The matrix, or root, of the nail is embedded in a fold of the skin. In the case of the adult thumb, it lies back of the visible part of the nail to the rear by about a tenth of an inch. Just in advance of the matrix comes the little white half-moon called the lunula. Beyond that comes the general nail-surface,

partially directed in its onward course of growth by the nailgroove, as it is called, which frames its sides with folds of skin.

Let us now examine more particularly into the nail's mode of growth in length and thickness, for, as is inferable from what has been said, it does not start out from the matrix full-grown in thickness, but grows in thickness as well as in length until it passes beyond the nail-bed. Its growth in length is determined by the capacity of the individual matrix, included within the bounds which nature has set for range of growth in nails. The nail starts forward in its growth in length, perforce of the formation of its characteristic cells by the matrix. That is to say, the generative agency is also the propelling agency, for, as the matrix forms the cells and continues to form them, the nail thus created must move on the line of least resistance, and that is obviously directly away from the matrix, along the corium-grooves and the nail-groove. The nail-bed, in generating and nourishing the lower surface of the nail, having increased its thickness and given it a formation corresponding to its own, the nail readily obeys the impulse to move forward given by the multiplication of cells at the matrix. It is, moreover, rigidly confined to this course, through the fact that the corium, lying lengthwise in ridges parallel to the bed of the nails, thereby forms parallel tracks from which the nail cannot escape.

Where we see the lunula the nail is quite thin, its tendency to growth in thickness being comparatively slight there, the whiteness of the lunula indicating the comparatively small vascular supply there, vascular supply being strictly proportioned to increase of animal tissue, whether of healthy or morbid growth. But, immediately beyond the lunula the nail evidences, through its rosy hue, the existence of rich vascular supply to that portion of it, and over that portion it is that it receives the main contribution to its thickness.

It will now be understood why the nail is so sensitive.

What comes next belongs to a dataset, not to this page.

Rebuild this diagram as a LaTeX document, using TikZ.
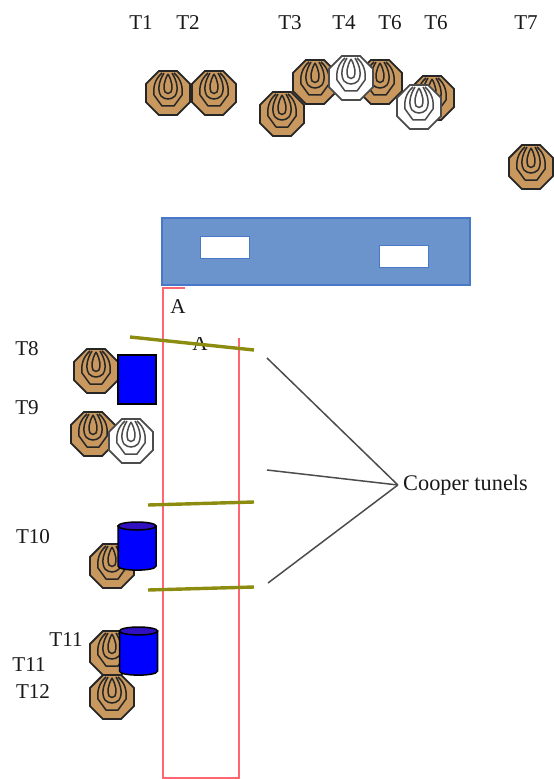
\documentclass[tikz,border=0pt]{standalone}
\usepackage{fontspec}
\setmainfont{Liberation Serif}
\usetikzlibrary{shapes.geometric}
\definecolor{capbrown}{HTML}{C8985F}
\definecolor{barblue}{HTML}{6C94CC}
\definecolor{barline}{HTML}{4A78C8}
\definecolor{wallred}{HTML}{FF6670}
\definecolor{cutolive}{HTML}{8C8C10}
\definecolor{tanktop}{HTML}{3010C0}
\begin{document}
\begin{tikzpicture}[x=0.2mm,y=-0.2mm,
 lbl/.style={font=\fontsize{12}{14}\selectfont,text=black!90,inner sep=0pt},
 wall/.style={draw=wallred,line width=0.5mm},
 cut/.style={draw=cutolive,line width=0.68mm},
 lead/.style={draw=black!70,line width=0.3mm},
 slot/.style={rectangle,draw=barline,fill=white,line width=0.2mm,minimum width=9.8mm,minimum height=4.4mm,inner sep=0pt},
 pics/tank/.style={code={
   \draw[fill=blue,line width=0.3mm] (-19,-20) -- (-19,20) .. controls (-19,25.5) and (19,25.5) .. (19,20) -- (19,-20) -- cycle;
   \draw[fill=tanktop,line width=0.3mm] (0,-20) ellipse (19 and 4);
 }},
 pics/cap/.style 2 args={code={
   \node[regular polygon,regular polygon sides=8,draw=#2,fill=#1,line width=0.36mm,
         minimum size=9.5mm,inner sep=0pt] (-oct) at (0,0) {};
   \draw[#2,line width=0.3mm,line join=round] (-6,-20) .. controls (-13,-14) and (-15,-6) .. (-14,2)
        -- (-6,13) -- (6,13) -- (14,2) .. controls (15,-6) and (13,-14) .. (6,-20);
   \draw[#2,line width=0.3mm] (-4,-20) .. controls (-9,-12) and (-11,-3) .. (-7,3)
        .. controls (-3,7) and (3,7) .. (7,3) .. controls (11,-3) and (9,-12) .. (4,-20);
   \draw[#2,line width=0.3mm] (0,-19) .. controls (-4,-12) and (-5,-5) .. (-3,-1)
        .. controls (-1,1) and (1,1) .. (3,-1) .. controls (5,-5) and (4,-12) .. (0,-19);
 }}]
\useasboundingbox (0,0) rectangle (553,779);
% top row
\node[lbl] (t1) at (141,23) {T1};
\node[lbl] (t2) at (188,23) {T2};
\node[lbl] (t3) at (290,23) {T3};
\node[lbl] (t4) at (344,23) {T4};
\node[lbl] (t5) at (390,23) {T6};
\node[lbl] (t6) at (436,23) {T6};
\node[lbl] (t7) at (526,23) {T7};
\pic (cap1) at (168,93) {cap={capbrown}{black!85}};
\pic (cap2) at (214,93) {cap={capbrown}{black!85}};
\pic (cap3) at (282,114) {cap={capbrown}{black!85}};
\pic (cap5) at (380,82) {cap={capbrown}{black!85}};
\pic (cap4) at (315,82) {cap={capbrown}{black!85}};
\pic (cap4w) at (351,78) {cap={white}{black!70}};
\pic (cap6) at (432,98) {cap={capbrown}{black!85}};
\pic (cap6w) at (419,107) {cap={white}{black!70}};
\pic (cap7) at (531,167) {cap={capbrown}{black!85}};
% bar
\node[rectangle,draw=barline,fill=barblue,line width=0.3mm,minimum width=61.6mm,minimum height=13.4mm,inner sep=0pt] (bar) at (316,251.5) {};
\node[slot] (slot1) at (224.5,247) {};
\node[slot] (slot2) at (403.5,256) {};
% red walls
\coordinate (w1) at (185,288);
\coordinate (w2) at (163,288);
\coordinate (w3) at (163,778);
\coordinate (w4) at (239,778);
\coordinate (w5) at (239,338);
\draw[wall] (w1) -- (w2) -- (w3) -- (w4) -- (w5);
\begin{scope}
\clip (165,290) rectangle (185,330);
\node[lbl] (a1) at (178,307) {A};
\end{scope}
\begin{scope}
\clip (180,337) rectangle (220,360);
\node[lbl] (a2) at (200,344) {A};
\end{scope}
% cuts
\coordinate (c1a) at (130,337);
\coordinate (c1b) at (254,350);
\coordinate (c2a) at (148,505);
\coordinate (c2b) at (254,502);
\coordinate (c3a) at (148,590);
\coordinate (c3b) at (254,587);
\draw[cut] (c1a) -- (c1b);
\draw[cut] (c2a) -- (c2b);
\draw[cut] (c3a) -- (c3b);
% left side
\node[lbl] (t8) at (27,349) {T8};
\node[lbl] (t9) at (27,408) {T9};
\node[lbl] (t10) at (33,537) {T10};
\node[lbl] (t11a) at (66,640) {T11};
\node[lbl] (t11b) at (29,665) {T11};
\node[lbl] (t12) at (33,692) {T12};
\pic (cap8) at (96,371) {cap={capbrown}{black!85}};
\node[rectangle,draw=black,fill=blue,line width=0.3mm,minimum width=7.6mm,minimum height=9.8mm,inner sep=0pt] (box8) at (137,379.5) {};
\pic (cap9) at (93,434) {cap={capbrown}{black!85}};
\pic (cap9w) at (131,441) {cap={white}{black!70}};
\pic (cap10) at (112,566) {cap={capbrown}{black!85}};
\pic (tank10) at (137,546) {tank};
\pic (cap11) at (112,653) {cap={capbrown}{black!85}};
\pic (cap12) at (112,697) {cap={capbrown}{black!85}};
\pic (tank11) at (138.5,651) {tank};
% label
\node[lbl,font=\fontsize{12.7}{14}\selectfont,inner sep=1mm] (cooper) at (465.5,485) {Cooper tunels};
\coordinate (l1) at (267,358);
\coordinate (l2) at (267,470);
\coordinate (l3) at (268,583);
\draw[lead] (cooper.west) -- (l1);
\draw[lead] (cooper.west) -- (l2);
\draw[lead] (cooper.west) -- (l3);
\end{tikzpicture}
\end{document}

Although the ridges and valleys of sensitive skin into which the nail fits are shielded by the dense mass of the horny matter of the nail, they are still capable of receiving the most accurate transmission known of the character of one physical condition of matter,-smoothness. This was so well known to the Romans, that they spoke of nicety of finish to a superlative degree as we speak of a thing as being accurate to a hair, by saying that it was finished ad unguem, to the touch of the nail. The Greeks had the same perception, and used a similar expression. The Greeks, and the Romans following them, tested all exquisite finish with the thumb-nail, the final fleck in modeling in clay being removed with the thumb-nail, and the finished piece of statuary being regarded as perfect only after having been submitted to the test of passing over doubtful parts the critical and appreciative thumb-nail. We have often experimented with this test, and have found it a crucial one as to smoothness. Run the middle of the end of the thumb-nail over any surface which you regard as virtually smooth, and if there is the most minute eccentricity upon it, the jar to the end of the nail will be communicated accurately to the sensitive skin beneath the nail, and accurately registered in the brain, even to the point of definition of the size and shape of the obstruction. We have often observed carpenters, painters, and other workmen, who certainly have not all familiarized themselves with the practices of the Greek and Roman artificers, automatically examining surfaces with the thumb-nail, as if the movements were strictly instinctive.

The white marks which one sometimes observes on the nail are not primarily from a defect in the nail-substance, but from one in the corium beneath it. The corium, having received some slight injury, ceased for a brief space of time, while it was recovering, to yield through the mucous layer at that point, which has passed onward since, a normal supply of nail-substance.